'''

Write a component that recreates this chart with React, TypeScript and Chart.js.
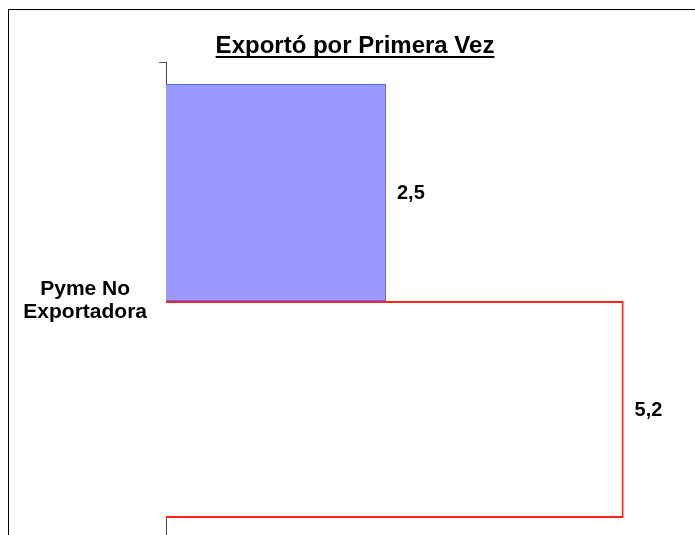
import React, { useEffect, useRef } from "react";
import { Chart, registerables } from "chart.js";

Chart.register(...registerables);

const chartTitle = "Exportó por Primera Vez";
const categories = [["Pyme No", "Exportadora"]];
const seriesNames = ["Exportó por Primera Vez", "Pyme No Exportadora"];
const blueValues = [2.5];
const redValues = [5.2];
const xMin = 0;
const xMax = 6;

const FONT = "'Liberation Sans', Arial, Helvetica, sans-serif";

const fmt = (v: number) => v.toFixed(1).replace(".", ",");

const decorPlugin = {
  id: "decor",
  beforeDraw(chart: any) {
    const ctx = chart.ctx;
    ctx.save();
    ctx.fillStyle = "#ffffff";
    ctx.fillRect(0, 0, chart.width, chart.height);
    ctx.fillStyle = "#000000";
    // frame (top and left visible)
    ctx.fillRect(8, 9, chart.width - 8, 1);
    ctx.fillRect(8, 9, 1, chart.height - 9);
    ctx.restore();
  },
  afterDraw(chart: any) {
    const ctx = chart.ctx;
    ctx.save();
    ctx.font = `bold 24px ${FONT}`;
    ctx.fillStyle = "#000";
    ctx.textAlign = "center";
    ctx.textBaseline = "alphabetic";
    const cx = 355;
    const by = 53;
    ctx.fillText(chartTitle, cx, by);
    const w = ctx.measureText(chartTitle).width;
    ctx.fillRect(cx - w / 2, by + 3, w, 2);
    ctx.restore();
  },
  afterDatasetsDraw(chart: any) {
    const ctx = chart.ctx;
    ctx.save();
    ctx.font = `bold 20px ${FONT}`;
    ctx.fillStyle = "#000";
    ctx.textAlign = "left";
    ctx.textBaseline = "middle";
    chart.data.datasets.forEach((ds: any, i: number) => {
      const meta = chart.getDatasetMeta(i);
      meta.data.forEach((el: any, j: number) => {
        ctx.fillText(fmt(ds.data[j]), el.x + 11, el.y + 1);
      });
    });
    ctx.restore();
  },
};

export default function App() {
  const ref = useRef<HTMLCanvasElement | null>(null);
  useEffect(() => {
    if (!ref.current) return;
    const chart = new Chart(ref.current, {
      type: "bar",
      data: {
        labels: categories as any,
        datasets: [
          {
            label: seriesNames[0],
            data: blueValues,
            backgroundColor: "#9999FF",
            borderColor: "#5572FF",
            borderWidth: 1,
            categoryPercentage: 0.908,
            barPercentage: 1,
          },
          {
            label: seriesNames[1],
            data: redValues,
            backgroundColor: "#FFFFFF",
            borderColor: "#FF2020",
            borderWidth: 2,
            categoryPercentage: 0.908,
            barPercentage: 1,
          },
        ],
      },
      options: {
        indexAxis: "y",
        responsive: false,
        animation: false,
        devicePixelRatio: 1,
        layout: { padding: { top: 62, right: 1, bottom: 0, left: 0 } },
        plugins: {
          legend: { display: false },
          title: { display: false },
          tooltip: { enabled: false },
        },
        scales: {
          x: { display: false, min: xMin, max: xMax },
          y: {
            z: 1,
            afterFit: (scale: any) => {
              scale.width = 166;
              scale.paddingTop = 0;
              scale.paddingBottom = 0;
            },
            grid: {
              display: true,
              drawOnChartArea: false,
              drawTicks: true,
              tickLength: 7,
              color: "#555555",
              offset: true,
            },
            border: { display: true, color: "#444444", width: 1 },
            ticks: {
              crossAlign: "center",
              padding: 12,
              color: "#000",
              font: { family: FONT, size: 21, weight: "bold", lineHeight: 1.1 },
            },
          },
        },
      } as any,
      plugins: [decorPlugin],
    });
    return () => chart.destroy();
  }, []);
  return (
    <canvas
      ref={ref}
      width={695}
      height={540}
      style={{ position: "fixed", left: 0, top: 0, display: "block" }}
    />
  );
}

'''

Goal:
Pick out each line above that includes "React" and show it.

Solution below:
Write a component that recreates this chart with React, TypeScript and Chart.js.
import React, { useEffect, useRef } from "react";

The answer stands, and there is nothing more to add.